Abstract Details

Name: Priyanjali Patel
Affiliation: Universidad de Chile
Conference ID: ASI2026_365
Title: Optical Variability in Quasars: A Wavelength-Dependent Study Using ZTF
Abstract Type: Oral
Abstract Category: Galaxies and Cosmology
Author(s) and Co-Author(s) with Affiliation: Priyanjali Patel(Universidad de Chile, Chile), Paulina Lira(Universidad de Chile, Chile), Patricia Arevalo(Universidad de Valparaíso, Chile), Mouyuan Sun(Xiamen University, Xiamen, China), Santiago Bernal(Universidad de Valparaíso, Chile), Mary Loli Martinez Aldama(Universidad de Concepción, Chile)
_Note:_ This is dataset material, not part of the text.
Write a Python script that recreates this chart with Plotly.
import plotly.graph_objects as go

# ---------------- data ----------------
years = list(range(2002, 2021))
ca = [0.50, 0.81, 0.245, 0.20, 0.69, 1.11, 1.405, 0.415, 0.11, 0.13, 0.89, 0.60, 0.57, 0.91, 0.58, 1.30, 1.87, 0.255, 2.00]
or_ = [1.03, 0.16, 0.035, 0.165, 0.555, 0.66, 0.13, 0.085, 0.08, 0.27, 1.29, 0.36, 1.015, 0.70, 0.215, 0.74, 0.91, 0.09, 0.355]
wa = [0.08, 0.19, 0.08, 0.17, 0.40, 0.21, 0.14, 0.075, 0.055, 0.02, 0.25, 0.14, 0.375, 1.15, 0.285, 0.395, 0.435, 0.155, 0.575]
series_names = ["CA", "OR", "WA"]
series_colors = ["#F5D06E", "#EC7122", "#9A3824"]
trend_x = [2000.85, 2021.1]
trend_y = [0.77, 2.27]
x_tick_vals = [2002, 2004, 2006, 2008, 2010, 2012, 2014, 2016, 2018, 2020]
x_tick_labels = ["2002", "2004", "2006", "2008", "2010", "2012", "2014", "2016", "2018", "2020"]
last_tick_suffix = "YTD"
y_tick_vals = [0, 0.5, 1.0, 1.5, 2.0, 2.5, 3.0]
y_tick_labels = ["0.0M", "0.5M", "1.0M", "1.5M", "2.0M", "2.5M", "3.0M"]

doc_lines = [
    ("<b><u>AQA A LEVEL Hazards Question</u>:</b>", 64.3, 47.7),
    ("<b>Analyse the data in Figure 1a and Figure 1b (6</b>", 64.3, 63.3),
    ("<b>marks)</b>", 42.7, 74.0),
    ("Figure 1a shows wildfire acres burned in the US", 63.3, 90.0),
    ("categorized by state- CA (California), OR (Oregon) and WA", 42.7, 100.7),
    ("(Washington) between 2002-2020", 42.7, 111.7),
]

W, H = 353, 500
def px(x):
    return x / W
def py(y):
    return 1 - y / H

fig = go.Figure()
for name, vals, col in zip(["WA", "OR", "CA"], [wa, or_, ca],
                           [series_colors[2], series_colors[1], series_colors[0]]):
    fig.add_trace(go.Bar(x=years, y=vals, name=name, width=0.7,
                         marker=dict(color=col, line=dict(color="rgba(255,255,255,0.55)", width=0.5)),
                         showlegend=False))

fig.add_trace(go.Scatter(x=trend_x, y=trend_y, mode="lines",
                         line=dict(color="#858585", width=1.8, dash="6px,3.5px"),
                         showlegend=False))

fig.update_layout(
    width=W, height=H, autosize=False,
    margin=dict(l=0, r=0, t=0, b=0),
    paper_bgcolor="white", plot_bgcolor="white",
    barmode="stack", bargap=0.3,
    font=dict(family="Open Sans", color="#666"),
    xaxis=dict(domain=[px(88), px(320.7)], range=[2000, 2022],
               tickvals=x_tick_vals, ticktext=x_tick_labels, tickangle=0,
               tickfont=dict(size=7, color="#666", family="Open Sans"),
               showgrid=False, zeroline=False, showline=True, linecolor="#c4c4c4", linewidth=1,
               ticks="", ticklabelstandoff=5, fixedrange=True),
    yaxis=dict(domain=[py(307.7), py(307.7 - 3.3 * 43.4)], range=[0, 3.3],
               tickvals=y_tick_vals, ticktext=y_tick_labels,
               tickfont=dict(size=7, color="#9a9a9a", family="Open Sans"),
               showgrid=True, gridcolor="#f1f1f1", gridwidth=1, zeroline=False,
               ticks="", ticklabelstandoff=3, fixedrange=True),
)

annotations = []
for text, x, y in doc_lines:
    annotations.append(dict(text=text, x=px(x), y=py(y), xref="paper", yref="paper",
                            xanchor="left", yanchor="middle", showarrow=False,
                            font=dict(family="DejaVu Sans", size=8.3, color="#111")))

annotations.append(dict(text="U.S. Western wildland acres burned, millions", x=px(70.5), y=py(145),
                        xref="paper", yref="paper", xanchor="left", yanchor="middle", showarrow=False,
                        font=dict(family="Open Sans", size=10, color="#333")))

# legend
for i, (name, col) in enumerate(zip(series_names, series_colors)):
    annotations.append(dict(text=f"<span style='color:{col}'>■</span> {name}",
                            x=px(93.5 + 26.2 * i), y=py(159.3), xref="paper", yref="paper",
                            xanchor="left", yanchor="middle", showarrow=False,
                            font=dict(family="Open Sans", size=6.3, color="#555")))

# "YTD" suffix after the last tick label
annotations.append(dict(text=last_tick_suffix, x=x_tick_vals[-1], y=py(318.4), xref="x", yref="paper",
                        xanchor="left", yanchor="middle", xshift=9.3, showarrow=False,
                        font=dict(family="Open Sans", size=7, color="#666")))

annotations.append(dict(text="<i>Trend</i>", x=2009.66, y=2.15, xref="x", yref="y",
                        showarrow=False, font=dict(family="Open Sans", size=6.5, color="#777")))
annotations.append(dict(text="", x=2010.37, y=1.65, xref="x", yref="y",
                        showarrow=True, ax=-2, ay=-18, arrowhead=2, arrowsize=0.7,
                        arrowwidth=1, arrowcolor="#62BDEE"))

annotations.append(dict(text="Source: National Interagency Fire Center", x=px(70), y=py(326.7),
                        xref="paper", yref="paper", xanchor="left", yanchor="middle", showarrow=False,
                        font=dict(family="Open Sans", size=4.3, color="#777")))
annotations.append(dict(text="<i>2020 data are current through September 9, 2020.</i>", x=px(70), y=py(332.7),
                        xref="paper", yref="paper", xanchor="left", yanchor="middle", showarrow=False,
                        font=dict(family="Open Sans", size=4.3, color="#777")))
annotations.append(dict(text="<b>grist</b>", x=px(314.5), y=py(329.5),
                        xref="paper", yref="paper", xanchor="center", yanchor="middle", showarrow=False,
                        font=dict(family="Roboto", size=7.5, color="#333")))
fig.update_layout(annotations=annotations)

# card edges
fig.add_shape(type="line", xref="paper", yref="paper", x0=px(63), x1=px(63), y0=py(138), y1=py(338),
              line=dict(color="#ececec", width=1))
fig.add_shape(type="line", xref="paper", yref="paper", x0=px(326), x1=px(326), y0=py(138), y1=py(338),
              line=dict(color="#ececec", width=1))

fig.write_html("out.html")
Abstract: Variability in quasars offers a powerful probe of the physical processes governing accretion onto supermassive black holes. Understanding the wavelength dependence of this variability is essential for testing and improving models of quasar variability. We study optical g- and r-band light curves from the Zwicky Transient Facility Data Release 15 for a sample of approximately 5000 quasars. The sample is defined using the homogeneous SDSS DR14 quasar catalog of Rakshit et al. (2020), providing well-constrained black hole masses and Eddington ratios. A spectral model that accounts for accretion-disk continuum emission, Balmer transitions, Fe II pseudo-continuum, and other emission lines is used to reliably interpret the variance spectrum. We quantify variability amplitudes by measuring the variance on different timescales using the Mexican Hat filtering technique. Rest-frame wavelengths are probed through the redshift distribution of the sample, with light curves corrected for redshift effects. By isolating variability on timescales of 30, 75, 150, and 300 days, we find a strong anticorrelation between median variance and rest-frame wavelength for quasars with black hole Mass 10^{8} M☉ and Eddington ratio of 10^{-1}. This behavior suggests that optical variability on both short and long timescales originates from different annuli within the accretion disk. The variance ratios also show a clear dependence on rest-frame wavelength. The observed trends are consistent with a bending power-law power spectral density in which both the characteristic damping timescale and the high-frequency slope vary with wavelength. Comparison with the corona-heated accretion-disk reprocessing (CHAR) model (Sun et al. 2020) shows good agreement, indicating that coronal-driven temperature fluctuations play a key role in shaping the optical variability of quasars. This work is based on the analysis presented in Patel et al. (2025).